Un droit fortement marqué par l’organisation féodale
Le droit breton applicable à une situation juridique dépend de la situation sociale des personnes concernées : membres de la noblesse ou du tiers état. Les successions roturières se font en respectant un partage égalitaire des biens du défunt entre tous ses enfants, tant garçons que filles. Le droit d’aînesse triomphe pour les successions nobiliaires. Le but est d’éviter le morcellement des seigneuries, qui aboutirait à en affaiblir le caractère défensif. À défaut de descendance masculine, le fief est dévolu au mari de la fille aînée.
Une propriété immobilière coutumière inscrite dans un cadre seigneurial
Les personnes non nobles peuvent être propriétaires en Bretagne avant la Révolution. Bourgeois et paysans aisés n’ont toutefois qu’un droit de propriété relatif : la « propriété utile ». Ils peuvent vendre, louer ou transmettre leurs biens fonciers par succession ou donation. Mais leurs terres sont obligatoirement situées dans un fief seigneurial : elles constituent de simples « censives », sur lesquelles les seigneurs conservent un droit de « propriété éminente ». Ils imposent des corvées et perçoivent des droits de nature fiscale : « cens » annuel et droits de mutation.
Manuscrit de la « Très ancienne Coutume de Bretagne » réalisé avant 1476, ayant appartenu à François de Plusquellec, fils du seigneur de Kergastel (seigneurie située en la paroisse de Penvénan, 22710), étudiant en Droit. Crédit : Archives départementales des Côtes-d’Armor, référence : 1 Ms 25. Cliché T. Hamon.

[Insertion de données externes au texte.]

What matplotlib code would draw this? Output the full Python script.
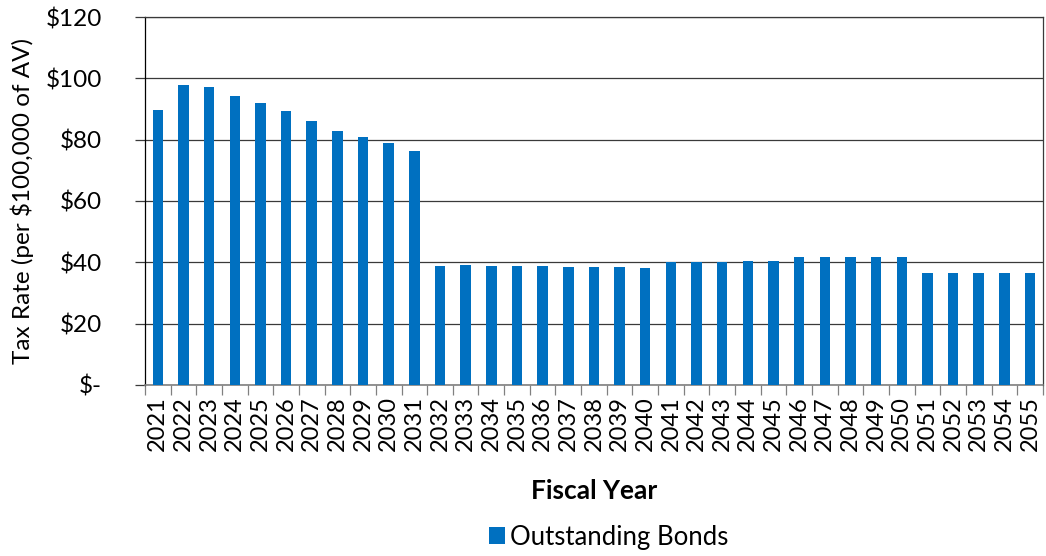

Extrait du chapitre 2 : « Justice est une volenté estable certaine, qui doit donner droit à chacun. Et le commandements de droit sont ceulx qui vivent honnestement. Et ne doit nul autre despiter ou domaiger : ains doit l’en à faire à chacun sellon droit. Et il est de droit escript enseigné, arresté au commancement de l’Institude, qui parle de ceste matière ».
On remarque que les auteurs de la « Très ancienne Coutume » font expressément référence à la définition de la Justice donnée par l’Empereur Justinien, au début de ses Institutes, rédigés en 533 : « La Justice est une ferme et constante volonté de rendre à chacun le sien ».
L’Ancienne Coutume de Bretagne (1539), première rédaction officielle du droit breton
L’intégration définitive du duché à la France (1532) a une incidence directe sur la forme de son droit, mais peu sur son fond. Depuis l’ordonnance royale de Montils-lèz-Tours (1453), toutes les coutumes du royaume doivent faire l’objet d’une rédaction officielle.
Pour la Bretagne, celle-ci est rapidement conduite en 1539 par une commission de cinq magistrats nommés par François Ier, dont deux Bretons. Un nouveau droit coutumier n’est nullement créé alors, car la Très Ancienne Coutume est prise pour base. Sa syntaxe est modernisée ; un aspect plus normatif lui est donné, par une subdivision en 24 titres thématiques et 632 articles. Ce texte – dit « Ancienne Coutume » – est débattu et solennellement approuvé par l’assemblée des États de Bretagne. Il est promulgué en octobre 1539. Ce travail, trop rapidement mené, doit être repris en 1580, ce qui aboutit à la Coutume réformée ou Nouvelle Coutume. Cette dernière reste en application, sans aucun changement, jusqu’à la Révolution française. Pouvant être assimilée à un véritable Code, elle prépare intellectuellement les juristes bretons à l’adoption du Code civil (1804).